** START Data segment **

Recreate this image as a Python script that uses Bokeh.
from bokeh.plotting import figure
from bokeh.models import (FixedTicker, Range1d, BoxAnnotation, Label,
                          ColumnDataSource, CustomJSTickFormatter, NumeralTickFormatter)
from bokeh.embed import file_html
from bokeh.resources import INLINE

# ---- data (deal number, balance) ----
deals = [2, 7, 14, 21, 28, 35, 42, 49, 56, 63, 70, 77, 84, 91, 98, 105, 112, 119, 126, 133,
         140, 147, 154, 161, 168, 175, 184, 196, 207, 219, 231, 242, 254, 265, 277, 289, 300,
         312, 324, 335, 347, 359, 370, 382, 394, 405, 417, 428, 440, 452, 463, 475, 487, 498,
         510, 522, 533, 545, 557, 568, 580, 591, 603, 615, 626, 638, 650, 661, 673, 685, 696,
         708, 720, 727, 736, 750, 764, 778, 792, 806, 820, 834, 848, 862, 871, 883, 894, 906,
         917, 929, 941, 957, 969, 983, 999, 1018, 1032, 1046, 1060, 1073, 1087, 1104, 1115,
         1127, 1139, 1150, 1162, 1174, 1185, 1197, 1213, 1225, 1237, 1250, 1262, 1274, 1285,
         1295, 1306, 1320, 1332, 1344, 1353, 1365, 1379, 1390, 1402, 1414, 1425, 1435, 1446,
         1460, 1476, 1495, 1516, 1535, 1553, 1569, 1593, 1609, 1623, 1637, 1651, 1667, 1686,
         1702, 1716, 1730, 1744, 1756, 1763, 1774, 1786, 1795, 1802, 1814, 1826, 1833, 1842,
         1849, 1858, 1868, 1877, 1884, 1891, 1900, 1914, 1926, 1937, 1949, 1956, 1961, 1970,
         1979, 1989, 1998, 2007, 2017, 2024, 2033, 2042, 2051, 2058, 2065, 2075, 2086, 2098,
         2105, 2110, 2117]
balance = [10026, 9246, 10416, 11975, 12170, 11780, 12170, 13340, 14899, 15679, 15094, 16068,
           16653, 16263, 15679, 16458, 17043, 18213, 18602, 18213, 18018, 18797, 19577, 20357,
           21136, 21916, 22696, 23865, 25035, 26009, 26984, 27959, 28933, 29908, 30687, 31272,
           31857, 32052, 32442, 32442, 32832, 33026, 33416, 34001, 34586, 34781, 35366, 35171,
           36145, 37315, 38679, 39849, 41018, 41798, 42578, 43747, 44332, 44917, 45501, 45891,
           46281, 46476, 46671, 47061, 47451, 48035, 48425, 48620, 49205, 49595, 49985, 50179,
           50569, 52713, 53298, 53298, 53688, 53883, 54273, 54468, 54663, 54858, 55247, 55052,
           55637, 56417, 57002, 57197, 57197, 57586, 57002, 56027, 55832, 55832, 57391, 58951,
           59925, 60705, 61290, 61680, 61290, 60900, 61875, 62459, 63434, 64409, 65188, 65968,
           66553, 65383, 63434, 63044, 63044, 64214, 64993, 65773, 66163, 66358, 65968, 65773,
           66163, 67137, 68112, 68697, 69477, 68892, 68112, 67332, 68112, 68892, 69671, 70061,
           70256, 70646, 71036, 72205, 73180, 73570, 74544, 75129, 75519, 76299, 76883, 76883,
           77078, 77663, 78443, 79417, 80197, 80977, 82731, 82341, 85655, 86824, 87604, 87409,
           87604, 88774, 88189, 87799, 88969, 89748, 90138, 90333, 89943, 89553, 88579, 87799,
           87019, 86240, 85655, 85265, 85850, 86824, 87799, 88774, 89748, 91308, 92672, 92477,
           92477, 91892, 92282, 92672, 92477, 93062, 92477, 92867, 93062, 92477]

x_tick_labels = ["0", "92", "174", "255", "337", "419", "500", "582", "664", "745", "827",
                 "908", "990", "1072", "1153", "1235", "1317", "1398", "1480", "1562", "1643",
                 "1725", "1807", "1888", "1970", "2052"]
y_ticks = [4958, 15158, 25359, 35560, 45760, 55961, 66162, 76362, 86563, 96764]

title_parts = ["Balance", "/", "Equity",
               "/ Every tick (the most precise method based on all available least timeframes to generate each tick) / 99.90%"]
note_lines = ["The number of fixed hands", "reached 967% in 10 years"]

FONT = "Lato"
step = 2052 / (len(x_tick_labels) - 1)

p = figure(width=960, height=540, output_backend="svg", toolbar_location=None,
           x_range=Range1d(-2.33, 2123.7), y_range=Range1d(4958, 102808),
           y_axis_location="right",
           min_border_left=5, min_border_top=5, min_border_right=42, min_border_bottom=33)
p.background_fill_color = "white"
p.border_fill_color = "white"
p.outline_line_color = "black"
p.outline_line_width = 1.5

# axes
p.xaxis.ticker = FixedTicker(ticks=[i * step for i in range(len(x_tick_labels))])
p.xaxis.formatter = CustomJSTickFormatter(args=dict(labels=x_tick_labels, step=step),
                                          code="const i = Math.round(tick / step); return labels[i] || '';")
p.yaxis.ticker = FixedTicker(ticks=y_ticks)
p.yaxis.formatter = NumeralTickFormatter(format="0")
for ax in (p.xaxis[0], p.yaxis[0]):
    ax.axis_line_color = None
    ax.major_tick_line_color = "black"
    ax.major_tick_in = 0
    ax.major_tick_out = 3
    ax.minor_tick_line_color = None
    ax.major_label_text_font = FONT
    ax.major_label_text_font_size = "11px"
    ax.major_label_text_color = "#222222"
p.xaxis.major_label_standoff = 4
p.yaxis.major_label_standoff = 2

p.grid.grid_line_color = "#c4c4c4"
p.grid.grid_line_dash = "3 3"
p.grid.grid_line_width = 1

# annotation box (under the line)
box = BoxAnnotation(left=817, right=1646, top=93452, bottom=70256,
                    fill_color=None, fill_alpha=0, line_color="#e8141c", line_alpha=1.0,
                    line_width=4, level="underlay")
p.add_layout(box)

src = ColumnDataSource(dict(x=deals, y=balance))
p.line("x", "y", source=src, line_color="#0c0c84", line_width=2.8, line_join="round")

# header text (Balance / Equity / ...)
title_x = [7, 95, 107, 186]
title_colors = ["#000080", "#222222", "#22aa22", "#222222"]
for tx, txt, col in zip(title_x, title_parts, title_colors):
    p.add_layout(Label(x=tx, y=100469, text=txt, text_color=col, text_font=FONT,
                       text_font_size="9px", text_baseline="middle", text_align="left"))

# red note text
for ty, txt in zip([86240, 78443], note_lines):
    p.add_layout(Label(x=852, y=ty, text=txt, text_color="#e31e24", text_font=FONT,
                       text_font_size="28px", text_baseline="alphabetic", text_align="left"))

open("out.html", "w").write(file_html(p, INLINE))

** END Data segment **

Extract all of the data above without altering anything.

Recreate this image as a Python script that uses Bokeh.
from bokeh.plotting import figure
from bokeh.models import (FixedTicker, Range1d, BoxAnnotation, Label,
                          ColumnDataSource, CustomJSTickFormatter, NumeralTickFormatter)
from bokeh.embed import file_html
from bokeh.resources import INLINE

# ---- data (deal number, balance) ----
deals = [2, 7, 14, 21, 28, 35, 42, 49, 56, 63, 70, 77, 84, 91, 98, 105, 112, 119, 126, 133,
         140, 147, 154, 161, 168, 175, 184, 196, 207, 219, 231, 242, 254, 265, 277, 289, 300,
         312, 324, 335, 347, 359, 370, 382, 394, 405, 417, 428, 440, 452, 463, 475, 487, 498,
         510, 522, 533, 545, 557, 568, 580, 591, 603, 615, 626, 638, 650, 661, 673, 685, 696,
         708, 720, 727, 736, 750, 764, 778, 792, 806, 820, 834, 848, 862, 871, 883, 894, 906,
         917, 929, 941, 957, 969, 983, 999, 1018, 1032, 1046, 1060, 1073, 1087, 1104, 1115,
         1127, 1139, 1150, 1162, 1174, 1185, 1197, 1213, 1225, 1237, 1250, 1262, 1274, 1285,
         1295, 1306, 1320, 1332, 1344, 1353, 1365, 1379, 1390, 1402, 1414, 1425, 1435, 1446,
         1460, 1476, 1495, 1516, 1535, 1553, 1569, 1593, 1609, 1623, 1637, 1651, 1667, 1686,
         1702, 1716, 1730, 1744, 1756, 1763, 1774, 1786, 1795, 1802, 1814, 1826, 1833, 1842,
         1849, 1858, 1868, 1877, 1884, 1891, 1900, 1914, 1926, 1937, 1949, 1956, 1961, 1970,
         1979, 1989, 1998, 2007, 2017, 2024, 2033, 2042, 2051, 2058, 2065, 2075, 2086, 2098,
         2105, 2110, 2117]
balance = [10026, 9246, 10416, 11975, 12170, 11780, 12170, 13340, 14899, 15679, 15094, 16068,
           16653, 16263, 15679, 16458, 17043, 18213, 18602, 18213, 18018, 18797, 19577, 20357,
           21136, 21916, 22696, 23865, 25035, 26009, 26984, 27959, 28933, 29908, 30687, 31272,
           31857, 32052, 32442, 32442, 32832, 33026, 33416, 34001, 34586, 34781, 35366, 35171,
           36145, 37315, 38679, 39849, 41018, 41798, 42578, 43747, 44332, 44917, 45501, 45891,
           46281, 46476, 46671, 47061, 47451, 48035, 48425, 48620, 49205, 49595, 49985, 50179,
           50569, 52713, 53298, 53298, 53688, 53883, 54273, 54468, 54663, 54858, 55247, 55052,
           55637, 56417, 57002, 57197, 57197, 57586, 57002, 56027, 55832, 55832, 57391, 58951,
           59925, 60705, 61290, 61680, 61290, 60900, 61875, 62459, 63434, 64409, 65188, 65968,
           66553, 65383, 63434, 63044, 63044, 64214, 64993, 65773, 66163, 66358, 65968, 65773,
           66163, 67137, 68112, 68697, 69477, 68892, 68112, 67332, 68112, 68892, 69671, 70061,
           70256, 70646, 71036, 72205, 73180, 73570, 74544, 75129, 75519, 76299, 76883, 76883,
           77078, 77663, 78443, 79417, 80197, 80977, 82731, 82341, 85655, 86824, 87604, 87409,
           87604, 88774, 88189, 87799, 88969, 89748, 90138, 90333, 89943, 89553, 88579, 87799,
           87019, 86240, 85655, 85265, 85850, 86824, 87799, 88774, 89748, 91308, 92672, 92477,
           92477, 91892, 92282, 92672, 92477, 93062, 92477, 92867, 93062, 92477]

x_tick_labels = ["0", "92", "174", "255", "337", "419", "500", "582", "664", "745", "827",
                 "908", "990", "1072", "1153", "1235", "1317", "1398", "1480", "1562", "1643",
                 "1725", "1807", "1888", "1970", "2052"]
y_ticks = [4958, 15158, 25359, 35560, 45760, 55961, 66162, 76362, 86563, 96764]

title_parts = ["Balance", "/", "Equity",
               "/ Every tick (the most precise method based on all available least timeframes to generate each tick) / 99.90%"]
note_lines = ["The number of fixed hands", "reached 967% in 10 years"]

FONT = "Lato"
step = 2052 / (len(x_tick_labels) - 1)

p = figure(width=960, height=540, output_backend="svg", toolbar_location=None,
           x_range=Range1d(-2.33, 2123.7), y_range=Range1d(4958, 102808),
           y_axis_location="right",
           min_border_left=5, min_border_top=5, min_border_right=42, min_border_bottom=33)
p.background_fill_color = "white"
p.border_fill_color = "white"
p.outline_line_color = "black"
p.outline_line_width = 1.5

# axes
p.xaxis.ticker = FixedTicker(ticks=[i * step for i in range(len(x_tick_labels))])
p.xaxis.formatter = CustomJSTickFormatter(args=dict(labels=x_tick_labels, step=step),
                                          code="const i = Math.round(tick / step); return labels[i] || '';")
p.yaxis.ticker = FixedTicker(ticks=y_ticks)
p.yaxis.formatter = NumeralTickFormatter(format="0")
for ax in (p.xaxis[0], p.yaxis[0]):
    ax.axis_line_color = None
    ax.major_tick_line_color = "black"
    ax.major_tick_in = 0
    ax.major_tick_out = 3
    ax.minor_tick_line_color = None
    ax.major_label_text_font = FONT
    ax.major_label_text_font_size = "11px"
    ax.major_label_text_color = "#222222"
p.xaxis.major_label_standoff = 4
p.yaxis.major_label_standoff = 2

p.grid.grid_line_color = "#c4c4c4"
p.grid.grid_line_dash = "3 3"
p.grid.grid_line_width = 1

# annotation box (under the line)
box = BoxAnnotation(left=817, right=1646, top=93452, bottom=70256,
                    fill_color=None, fill_alpha=0, line_color="#e8141c", line_alpha=1.0,
                    line_width=4, level="underlay")
p.add_layout(box)

src = ColumnDataSource(dict(x=deals, y=balance))
p.line("x", "y", source=src, line_color="#0c0c84", line_width=2.8, line_join="round")

# header text (Balance / Equity / ...)
title_x = [7, 95, 107, 186]
title_colors = ["#000080", "#222222", "#22aa22", "#222222"]
for tx, txt, col in zip(title_x, title_parts, title_colors):
    p.add_layout(Label(x=tx, y=100469, text=txt, text_color=col, text_font=FONT,
                       text_font_size="9px", text_baseline="middle", text_align="left"))

# red note text
for ty, txt in zip([86240, 78443], note_lines):
    p.add_layout(Label(x=852, y=ty, text=txt, text_color="#e31e24", text_font=FONT,
                       text_font_size="28px", text_baseline="alphabetic", text_align="left"))

open("out.html", "w").write(file_html(p, INLINE))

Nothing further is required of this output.